The right to complain to the Information Commissioner

You have a right of complaint to the Information Commissioner. Although normally you should pursue the matter through our internal review procedure before you complain to the Information Commissioner. The Information Commissioner can be contacted at:

Information Commissioner’s Office
Wycliffe House
Water Lane
Wilmslow
Cheshire
SK9 5AF
Tel: 01625 545 745
Fax: 01625 524 510
Email: casework@ico.org.uk

Freedom of information and personal data

Personal data we hold might get published as part of a Freedom of Information request, though we do not think this would happen very often. The Freedom of Information Act 2000 and the Environmental Information Regulations 2004 allow the public to ask to see information held by many public bodies, including the Welsh Government. This includes information which has not been published. However, the law also allows us to withhold information in some circumstances.

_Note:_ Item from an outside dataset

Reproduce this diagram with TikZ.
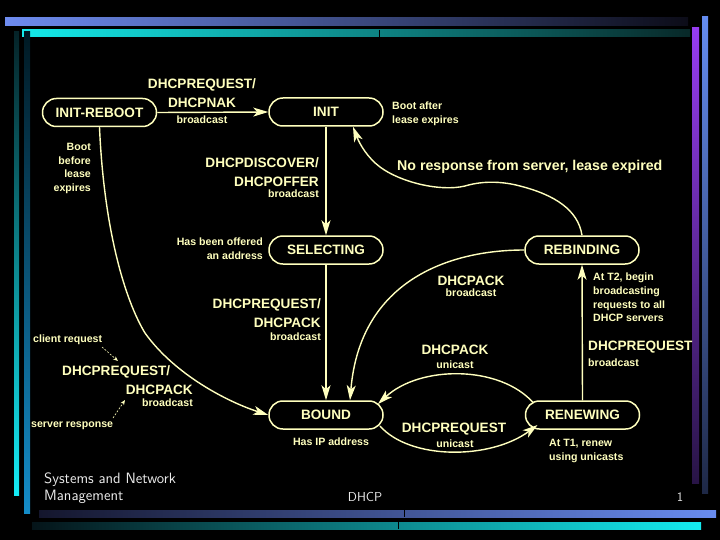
\documentclass[tikz,border=0pt]{standalone}
\usepackage{fontspec}
\setmainfont{Liberation Sans}
\usetikzlibrary{arrows.meta}
\definecolor{fg}{RGB}{255,255,190}
\definecolor{foot}{RGB}{235,235,235}
\begin{document}
\begin{tikzpicture}[x=1pt,y=-1pt,
  state/.style={draw=fg,line width=1.5pt,rounded corners=13.9pt,minimum width=114pt,minimum height=28pt,
    inner sep=0pt,text=fg,font=\bfseries\fontsize{13.6}{16}\selectfont},
  big/.style={inner sep=0pt,text=fg,font=\bfseries\fontsize{13.6}{19.5}\selectfont},
  sml/.style={inner sep=0pt,text=fg,font=\bfseries\fontsize{10.6}{13.7}\selectfont},
  conn/.style={draw=fg,line width=1.4pt,-{Stealth[length=15pt,width=9pt,inset=4pt]}},
  hint/.style={draw=fg,line width=0.6pt,dash pattern=on 2pt off 1.5pt,-{Stealth[length=5pt,width=4pt]}},
  ftext/.style={inner sep=0pt,text=foot,font=\sffamily\fontsize{13}{16}\selectfont}]
\useasboundingbox (0,0) rectangle (720,540);
\fill[black] (0,0) rectangle (720,540);
% decorative bars
\shade[left color={rgb,255:red,110;green,140;blue,240},right color={rgb,255:red,12;green,12;blue,24}] (5,18) rectangle (688,26);
\shade[left color={rgb,255:red,20;green,235;blue,235},right color={rgb,255:red,8;green,40;blue,40}] (22,30) rectangle (690,37);
\draw[black,line width=0.6pt] (379,30) -- (379,37);
\shade[top color={rgb,255:red,5;green,35;blue,40},bottom color={rgb,255:red,20;green,235;blue,245}] (14,32) rectangle (19,495);
\shade[top color={rgb,255:red,0;green,25;blue,35},bottom color={rgb,255:red,20;green,140;blue,200}] (24,32) rectangle (30,513);
\shade[top color={rgb,255:red,150;green,60;blue,240},bottom color={rgb,255:red,40;green,20;blue,70}] (692,28) rectangle (699,483);
\shade[top color={rgb,255:red,100;green,140;blue,240},bottom color={rgb,255:red,30;green,40;blue,70}] (702,17) rectangle (708,493);
\shade[left color={rgb,255:red,20;green,22;blue,45},right color={rgb,255:red,105;green,140;blue,240}] (39,510) rectangle (716,517);
\draw[black,line width=0.6pt] (404,510) -- (404,517);
\shade[left color={rgb,255:red,5;green,20;blue,25},right color={rgb,255:red,20;green,235;blue,240}] (32,522) rectangle (701,529);
\draw[black,line width=0.6pt] (398,522) -- (398,529);
% states
\node[state] (ir) at (99.5,112.5) {INIT-REBOOT};
\node[state] (init) at (326,112) {INIT};
\node[state] (sel) at (326,250) {SELECTING};
\node[state] (reb) at (582,250) {REBINDING};
\node[state] (bound) at (326,415) {BOUND};
\node[state] (ren) at (582.5,415) {RENEWING};
% labels
\node[big,align=center,anchor=north] (l1) at (202,78) {DHCPREQUEST/\\DHCPNAK};
\node[sml] (l1b) at (202,120) {broadcast};
\node[sml,align=right,anchor=north east] (l2) at (91,143) {Boot\\before\\lease\\expires};
\node[sml,align=left,anchor=north west] (l3) at (392,102) {Boot after\\lease expires};
\node[big,align=right,anchor=north east] (l4) at (319,157) {DHCPDISCOVER/\\DHCPOFFER};
\node[sml,anchor=east] (l4b) at (319,194) {broadcast};
\node[big,anchor=west,font=\bfseries\fontsize{14.2}{17}\selectfont] (l5) at (397,167) {No response from server, lease expired};
\node[sml,align=right,anchor=north east] (l6) at (263,238) {Has been offered\\an address};
\node[big,align=right,anchor=north east] (l7) at (321,298) {DHCPREQUEST/\\DHCPACK};
\node[sml,anchor=east] (l7b) at (321,337) {broadcast};
\node[sml,anchor=west] (l8) at (33,340) {client request};
\node[big,anchor=west] (l9) at (62,372) {DHCPREQUEST/};
\node[big,anchor=east] (l9b) at (193,390) {DHCPACK};
\node[sml,anchor=east] (l9c) at (193,403) {broadcast};
\node[sml,anchor=west] (l10) at (31,426) {server response};
\node[sml] (l11) at (331,442) {Has IP address};
\node[big] (l12) at (471,281) {DHCPACK};
\node[sml] (l12b) at (471,293) {broadcast};
\node[sml,align=left,anchor=north west] (l13) at (593,273) {At T2, begin\\broadcasting\\requests to all\\DHCP servers};
\node[big,anchor=west] (l14) at (588,347) {DHCPREQUEST};
\node[sml,anchor=west] (l14b) at (588,363) {broadcast};
\node[big] (l15) at (455,350) {DHCPACK};
\node[sml] (l15b) at (455,365) {unicast};
\node[big] (l16) at (454,429) {DHCPREQUEST};
\node[sml] (l16b) at (455,444) {unicast};
\node[sml,align=left,anchor=north west] (l17) at (549,439) {At T1, renew\\using unicasts};
% footer
\node[ftext,align=left,anchor=north west,font=\sffamily\fontsize{15}{16.5}\selectfont] (f1) at (44,473) {Systems and Network\\Management};
\node[ftext] (f2) at (365,497) {DHCP};
\node[ftext] (f3) at (680,497) {1};
% connectors
\draw[conn] (ir.east) -- (init.west);
\draw[conn] (init.south) -- (sel.north);
\draw[conn] (sel.south) -- (bound.north);
\draw[conn] (ren.north) -- (reb.south);
\draw[conn] (ir.south) .. controls (104,230) and (125,300) .. (145,333) .. controls (175,375) and (228,402) .. (bound.west);
\draw[conn] (reb.north) .. controls (578,210) and (555,195) .. (520,186) .. controls (505,182) and (485,180) .. (465,186) .. controls (440,192) and (400,182) .. (380,167) .. controls (368,158) and (360,145) .. ([xshift=27pt]init.south);
\draw[conn] (reb.west) .. controls (450,250) and (360,280) .. ([xshift=24pt]bound.north);
\draw[conn] ([shift={(-49,-12)}]ren.center) .. controls (500,365) and (420,365) .. ([shift={(52,-11)}]bound.center);
\draw[conn] ([shift={(54,11)}]bound.center) .. controls (410,460) and (490,460) .. ([shift={(-45,10)}]ren.center);
% hint arrows
\coordinate (h1a) at (102,347);
\coordinate (h1b) at (118,361);
\coordinate (h2a) at (113,418);
\coordinate (h2b) at (125,400);
\draw[hint] (h1a) -- (h1b);
\draw[hint] (h2a) -- (h2b);
\end{tikzpicture}
\end{document}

If anyone asks to see information we hold we will have to decide whether to release it or not. Any commitments we have given on protecting personal data is important information we would take into account. This includes where someone has asked for their name and address not to be published as part of a consultation response. However, there might sometimes be important reasons why we would have to reveal someone’s personal data. This might be the case even if they have asked for it not to be published. We would get in touch with the person and ask their views before we finally decided to reveal the information.